⟨
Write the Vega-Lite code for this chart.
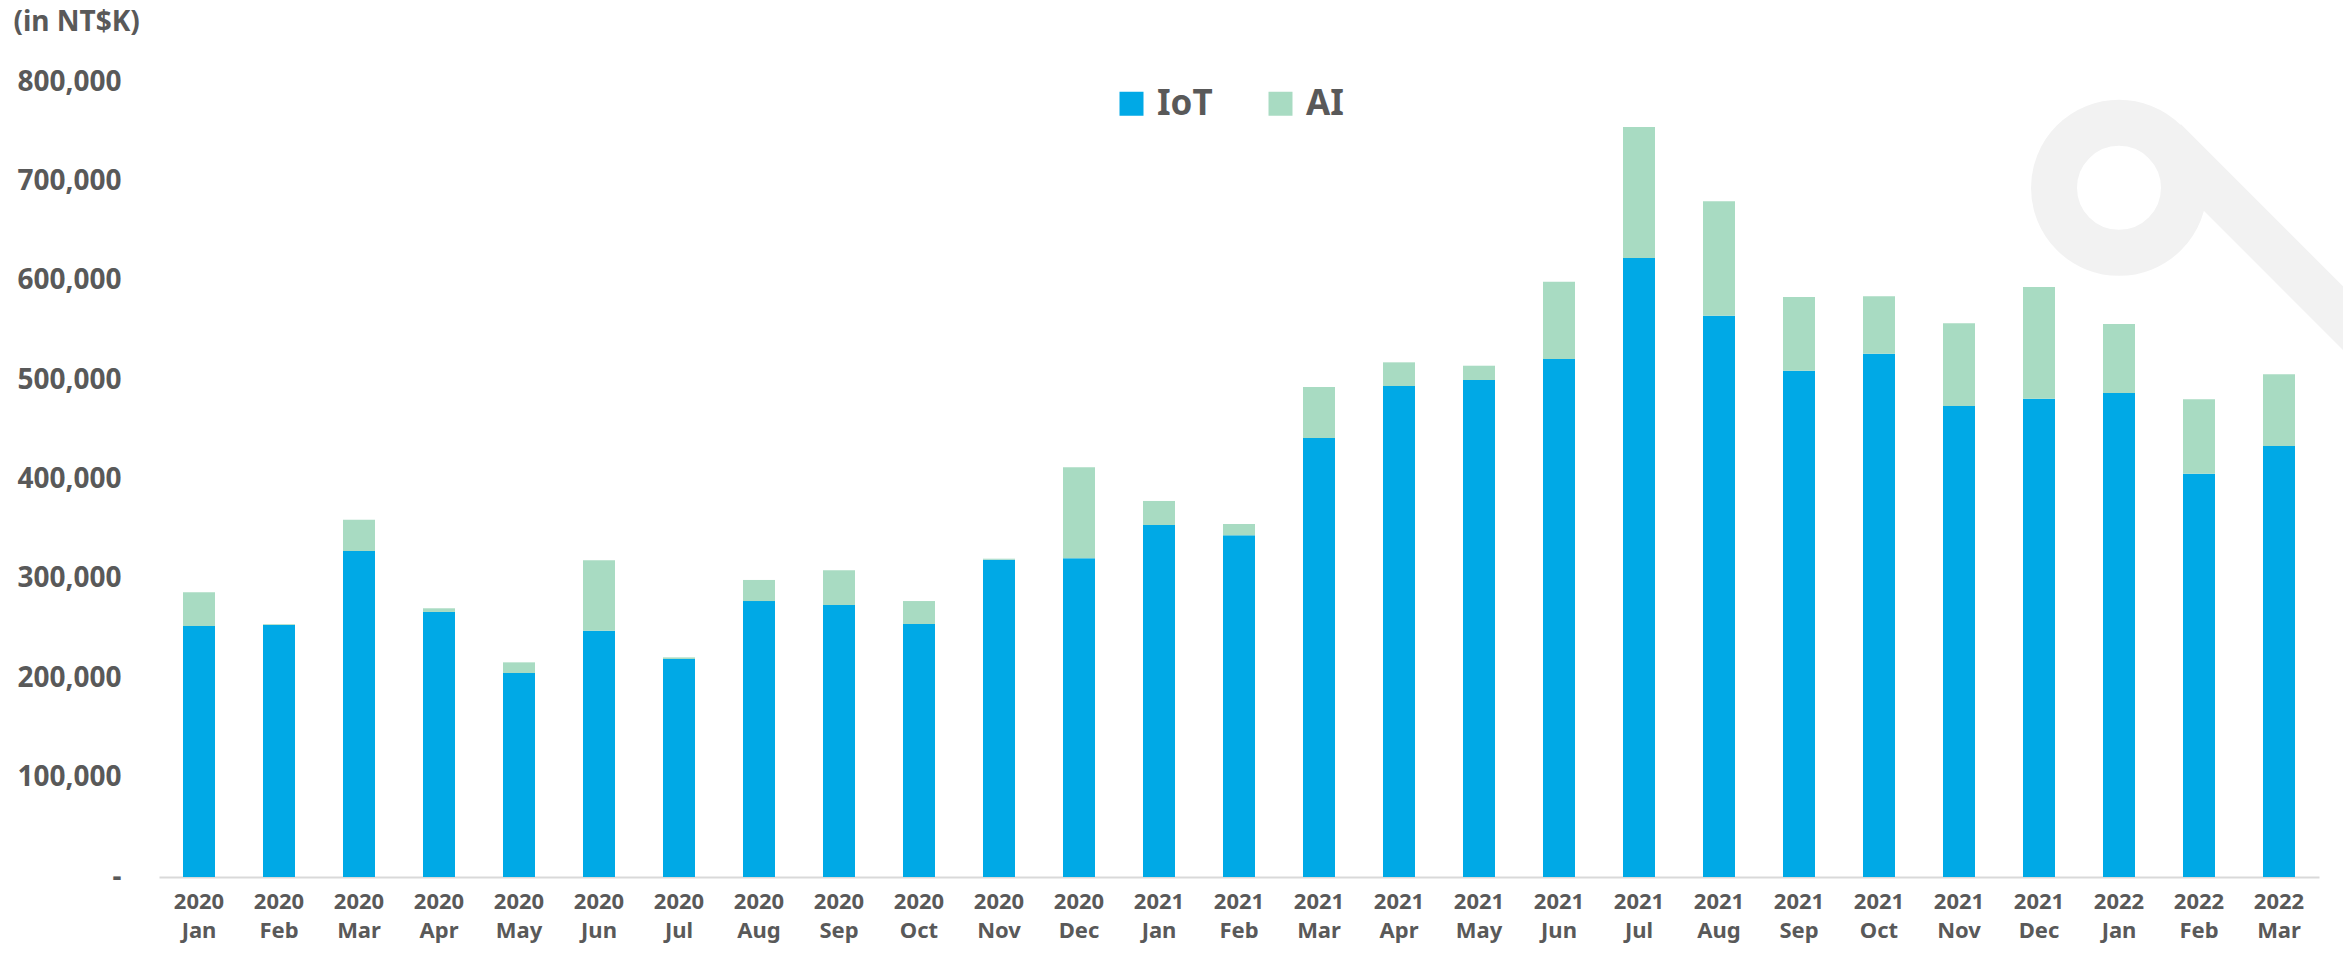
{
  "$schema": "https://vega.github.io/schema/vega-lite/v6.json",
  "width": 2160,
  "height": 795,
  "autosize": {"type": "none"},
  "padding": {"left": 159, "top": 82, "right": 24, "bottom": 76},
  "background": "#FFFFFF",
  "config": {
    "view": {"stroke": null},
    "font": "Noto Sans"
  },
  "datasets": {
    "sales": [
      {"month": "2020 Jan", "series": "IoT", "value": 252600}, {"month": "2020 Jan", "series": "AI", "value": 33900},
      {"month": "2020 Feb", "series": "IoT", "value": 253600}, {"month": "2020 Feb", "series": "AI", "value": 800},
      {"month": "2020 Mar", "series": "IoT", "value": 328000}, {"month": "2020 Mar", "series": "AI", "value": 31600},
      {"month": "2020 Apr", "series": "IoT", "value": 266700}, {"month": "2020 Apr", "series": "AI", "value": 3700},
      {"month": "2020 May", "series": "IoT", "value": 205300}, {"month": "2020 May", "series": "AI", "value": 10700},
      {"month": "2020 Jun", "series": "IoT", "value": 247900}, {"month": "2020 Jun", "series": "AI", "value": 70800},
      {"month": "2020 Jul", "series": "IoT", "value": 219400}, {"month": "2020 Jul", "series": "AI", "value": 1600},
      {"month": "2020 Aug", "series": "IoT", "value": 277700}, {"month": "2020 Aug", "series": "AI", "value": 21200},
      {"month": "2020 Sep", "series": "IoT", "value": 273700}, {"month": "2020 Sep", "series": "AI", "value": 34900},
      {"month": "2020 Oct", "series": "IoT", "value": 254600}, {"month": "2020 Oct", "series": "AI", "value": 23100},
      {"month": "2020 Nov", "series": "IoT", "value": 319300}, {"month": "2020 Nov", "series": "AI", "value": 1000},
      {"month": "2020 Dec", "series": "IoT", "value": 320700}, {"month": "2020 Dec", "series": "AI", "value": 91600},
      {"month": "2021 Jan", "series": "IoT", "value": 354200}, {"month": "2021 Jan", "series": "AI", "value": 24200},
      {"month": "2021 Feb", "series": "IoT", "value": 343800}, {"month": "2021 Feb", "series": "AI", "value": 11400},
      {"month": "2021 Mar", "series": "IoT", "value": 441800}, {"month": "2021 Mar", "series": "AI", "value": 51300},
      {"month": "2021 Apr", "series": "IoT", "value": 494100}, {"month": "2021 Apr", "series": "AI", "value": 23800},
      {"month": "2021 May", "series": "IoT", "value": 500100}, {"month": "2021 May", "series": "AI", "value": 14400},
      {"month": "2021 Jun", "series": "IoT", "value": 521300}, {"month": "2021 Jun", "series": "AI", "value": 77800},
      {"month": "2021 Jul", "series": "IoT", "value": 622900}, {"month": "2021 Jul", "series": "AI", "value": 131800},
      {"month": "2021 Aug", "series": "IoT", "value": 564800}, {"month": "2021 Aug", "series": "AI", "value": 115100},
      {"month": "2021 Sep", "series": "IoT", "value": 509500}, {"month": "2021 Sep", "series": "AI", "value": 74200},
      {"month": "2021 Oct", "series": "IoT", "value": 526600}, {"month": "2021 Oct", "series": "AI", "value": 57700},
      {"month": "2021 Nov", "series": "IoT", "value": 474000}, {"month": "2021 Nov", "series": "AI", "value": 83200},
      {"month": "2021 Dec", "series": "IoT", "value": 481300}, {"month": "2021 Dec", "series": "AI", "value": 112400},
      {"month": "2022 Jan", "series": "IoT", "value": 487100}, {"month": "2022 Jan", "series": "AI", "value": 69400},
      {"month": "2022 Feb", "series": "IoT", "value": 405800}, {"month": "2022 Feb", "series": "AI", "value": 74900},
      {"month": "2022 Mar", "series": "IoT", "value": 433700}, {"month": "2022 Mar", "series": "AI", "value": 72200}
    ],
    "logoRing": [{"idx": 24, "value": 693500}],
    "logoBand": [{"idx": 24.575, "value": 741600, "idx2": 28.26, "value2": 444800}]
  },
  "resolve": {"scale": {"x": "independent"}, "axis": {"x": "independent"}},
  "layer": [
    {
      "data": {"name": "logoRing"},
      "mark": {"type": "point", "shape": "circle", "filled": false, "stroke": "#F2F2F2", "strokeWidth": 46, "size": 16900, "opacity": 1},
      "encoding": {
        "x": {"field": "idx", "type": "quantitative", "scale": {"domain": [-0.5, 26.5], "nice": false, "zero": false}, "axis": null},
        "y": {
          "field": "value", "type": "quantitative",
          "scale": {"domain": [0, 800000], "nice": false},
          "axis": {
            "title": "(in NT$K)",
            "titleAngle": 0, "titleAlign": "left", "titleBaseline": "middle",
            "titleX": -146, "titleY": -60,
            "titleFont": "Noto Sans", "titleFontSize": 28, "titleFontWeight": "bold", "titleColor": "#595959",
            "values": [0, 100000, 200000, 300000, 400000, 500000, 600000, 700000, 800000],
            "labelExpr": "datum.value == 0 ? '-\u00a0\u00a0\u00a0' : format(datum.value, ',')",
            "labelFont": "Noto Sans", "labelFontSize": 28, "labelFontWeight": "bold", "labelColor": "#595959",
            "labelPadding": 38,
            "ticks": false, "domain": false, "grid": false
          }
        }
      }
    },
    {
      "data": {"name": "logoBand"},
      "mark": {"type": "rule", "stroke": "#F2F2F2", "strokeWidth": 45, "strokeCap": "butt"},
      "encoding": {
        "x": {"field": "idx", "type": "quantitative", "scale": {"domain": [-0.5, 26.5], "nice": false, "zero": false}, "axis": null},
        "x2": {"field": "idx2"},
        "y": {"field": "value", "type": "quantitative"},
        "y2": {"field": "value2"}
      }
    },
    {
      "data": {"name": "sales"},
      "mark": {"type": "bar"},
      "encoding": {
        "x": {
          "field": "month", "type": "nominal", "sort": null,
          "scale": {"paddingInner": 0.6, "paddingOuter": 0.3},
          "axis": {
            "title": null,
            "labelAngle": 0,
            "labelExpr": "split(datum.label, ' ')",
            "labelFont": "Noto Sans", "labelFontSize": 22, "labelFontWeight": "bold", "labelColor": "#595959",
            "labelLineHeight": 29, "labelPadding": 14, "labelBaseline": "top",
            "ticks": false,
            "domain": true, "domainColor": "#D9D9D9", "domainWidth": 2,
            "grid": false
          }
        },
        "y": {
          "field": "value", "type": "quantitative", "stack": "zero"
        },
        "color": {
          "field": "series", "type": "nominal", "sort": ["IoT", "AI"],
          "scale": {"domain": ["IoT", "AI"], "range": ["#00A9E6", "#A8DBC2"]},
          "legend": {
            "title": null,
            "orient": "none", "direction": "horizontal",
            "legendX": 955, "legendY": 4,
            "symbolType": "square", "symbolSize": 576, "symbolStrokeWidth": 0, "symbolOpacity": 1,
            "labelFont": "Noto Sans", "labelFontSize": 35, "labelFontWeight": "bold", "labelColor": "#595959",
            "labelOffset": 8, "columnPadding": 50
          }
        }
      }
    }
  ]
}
⟩
Omit the pictures, and quote the material above exactly as given.

> **Exercise response**
Write the Vega-Lite code for this chart.
{
  "$schema": "https://vega.github.io/schema/vega-lite/v6.json",
  "width": 2160,
  "height": 795,
  "autosize": {"type": "none"},
  "padding": {"left": 159, "top": 82, "right": 24, "bottom": 76},
  "background": "#FFFFFF",
  "config": {
    "view": {"stroke": null},
    "font": "Noto Sans"
  },
  "datasets": {
    "sales": [
      {"month": "2020 Jan", "series": "IoT", "value": 252600}, {"month": "2020 Jan", "series": "AI", "value": 33900},
      {"month": "2020 Feb", "series": "IoT", "value": 253600}, {"month": "2020 Feb", "series": "AI", "value": 800},
      {"month": "2020 Mar", "series": "IoT", "value": 328000}, {"month": "2020 Mar", "series": "AI", "value": 31600},
      {"month": "2020 Apr", "series": "IoT", "value": 266700}, {"month": "2020 Apr", "series": "AI", "value": 3700},
      {"month": "2020 May", "series": "IoT", "value": 205300}, {"month": "2020 May", "series": "AI", "value": 10700},
      {"month": "2020 Jun", "series": "IoT", "value": 247900}, {"month": "2020 Jun", "series": "AI", "value": 70800},
      {"month": "2020 Jul", "series": "IoT", "value": 219400}, {"month": "2020 Jul", "series": "AI", "value": 1600},
      {"month": "2020 Aug", "series": "IoT", "value": 277700}, {"month": "2020 Aug", "series": "AI", "value": 21200},
      {"month": "2020 Sep", "series": "IoT", "value": 273700}, {"month": "2020 Sep", "series": "AI", "value": 34900},
      {"month": "2020 Oct", "series": "IoT", "value": 254600}, {"month": "2020 Oct", "series": "AI", "value": 23100},
      {"month": "2020 Nov", "series": "IoT", "value": 319300}, {"month": "2020 Nov", "series": "AI", "value": 1000},
      {"month": "2020 Dec", "series": "IoT", "value": 320700}, {"month": "2020 Dec", "series": "AI", "value": 91600},
      {"month": "2021 Jan", "series": "IoT", "value": 354200}, {"month": "2021 Jan", "series": "AI", "value": 24200},
      {"month": "2021 Feb", "series": "IoT", "value": 343800}, {"month": "2021 Feb", "series": "AI", "value": 11400},
      {"month": "2021 Mar", "series": "IoT", "value": 441800}, {"month": "2021 Mar", "series": "AI", "value": 51300},
      {"month": "2021 Apr", "series": "IoT", "value": 494100}, {"month": "2021 Apr", "series": "AI", "value": 23800},
      {"month": "2021 May", "series": "IoT", "value": 500100}, {"month": "2021 May", "series": "AI", "value": 14400},
      {"month": "2021 Jun", "series": "IoT", "value": 521300}, {"month": "2021 Jun", "series": "AI", "value": 77800},
      {"month": "2021 Jul", "series": "IoT", "value": 622900}, {"month": "2021 Jul", "series": "AI", "value": 131800},
      {"month": "2021 Aug", "series": "IoT", "value": 564800}, {"month": "2021 Aug", "series": "AI", "value": 115100},
      {"month": "2021 Sep", "series": "IoT", "value": 509500}, {"month": "2021 Sep", "series": "AI", "value": 74200},
      {"month": "2021 Oct", "series": "IoT", "value": 526600}, {"month": "2021 Oct", "series": "AI", "value": 57700},
      {"month": "2021 Nov", "series": "IoT", "value": 474000}, {"month": "2021 Nov", "series": "AI", "value": 83200},
      {"month": "2021 Dec", "series": "IoT", "value": 481300}, {"month": "2021 Dec", "series": "AI", "value": 112400},
      {"month": "2022 Jan", "series": "IoT", "value": 487100}, {"month": "2022 Jan", "series": "AI", "value": 69400},
      {"month": "2022 Feb", "series": "IoT", "value": 405800}, {"month": "2022 Feb", "series": "AI", "value": 74900},
      {"month": "2022 Mar", "series": "IoT", "value": 433700}, {"month": "2022 Mar", "series": "AI", "value": 72200}
    ],
    "logoRing": [{"idx": 24, "value": 693500}],
    "logoBand": [{"idx": 24.575, "value": 741600, "idx2": 28.26, "value2": 444800}]
  },
  "resolve": {"scale": {"x": "independent"}, "axis": {"x": "independent"}},
  "layer": [
    {
      "data": {"name": "logoRing"},
      "mark": {"type": "point", "shape": "circle", "filled": false, "stroke": "#F2F2F2", "strokeWidth": 46, "size": 16900, "opacity": 1},
      "encoding": {
        "x": {"field": "idx", "type": "quantitative", "scale": {"domain": [-0.5, 26.5], "nice": false, "zero": false}, "axis": null},
        "y": {
          "field": "value", "type": "quantitative",
          "scale": {"domain": [0, 800000], "nice": false},
          "axis": {
            "title": "(in NT$K)",
            "titleAngle": 0, "titleAlign": "left", "titleBaseline": "middle",
            "titleX": -146, "titleY": -60,
            "titleFont": "Noto Sans", "titleFontSize": 28, "titleFontWeight": "bold", "titleColor": "#595959",
            "values": [0, 100000, 200000, 300000, 400000, 500000, 600000, 700000, 800000],
            "labelExpr": "datum.value == 0 ? '-\u00a0\u00a0\u00a0' : format(datum.value, ',')",
            "labelFont": "Noto Sans", "labelFontSize": 28, "labelFontWeight": "bold", "labelColor": "#595959",
            "labelPadding": 38,
            "ticks": false, "domain": false, "grid": false
          }
        }
      }
    },
    {
      "data": {"name": "logoBand"},
      "mark": {"type": "rule", "stroke": "#F2F2F2", "strokeWidth": 45, "strokeCap": "butt"},
      "encoding": {
        "x": {"field": "idx", "type": "quantitative", "scale": {"domain": [-0.5, 26.5], "nice": false, "zero": false}, "axis": null},
        "x2": {"field": "idx2"},
        "y": {"field": "value", "type": "quantitative"},
        "y2": {"field": "value2"}
      }
    },
    {
      "data": {"name": "sales"},
      "mark": {"type": "bar"},
      "encoding": {
        "x": {
          "field": "month", "type": "nominal", "sort": null,
          "scale": {"paddingInner": 0.6, "paddingOuter": 0.3},
          "axis": {
            "title": null,
            "labelAngle": 0,
            "labelExpr": "split(datum.label, ' ')",
            "labelFont": "Noto Sans", "labelFontSize": 22, "labelFontWeight": "bold", "labelColor": "#595959",
            "labelLineHeight": 29, "labelPadding": 14, "labelBaseline": "top",
            "ticks": false,
            "domain": true, "domainColor": "#D9D9D9", "domainWidth": 2,
            "grid": false
          }
        },
        "y": {
          "field": "value", "type": "quantitative", "stack": "zero"
        },
        "color": {
          "field": "series", "type": "nominal", "sort": ["IoT", "AI"],
          "scale": {"domain": ["IoT", "AI"], "range": ["#00A9E6", "#A8DBC2"]},
          "legend": {
            "title": null,
            "orient": "none", "direction": "horizontal",
            "legendX": 955, "legendY": 4,
            "symbolType": "square", "symbolSize": 576, "symbolStrokeWidth": 0, "symbolOpacity": 1,
            "labelFont": "Noto Sans", "labelFontSize": 35, "labelFontWeight": "bold", "labelColor": "#595959",
            "labelOffset": 8, "columnPadding": 50
          }
        }
      }
    }
  ]
}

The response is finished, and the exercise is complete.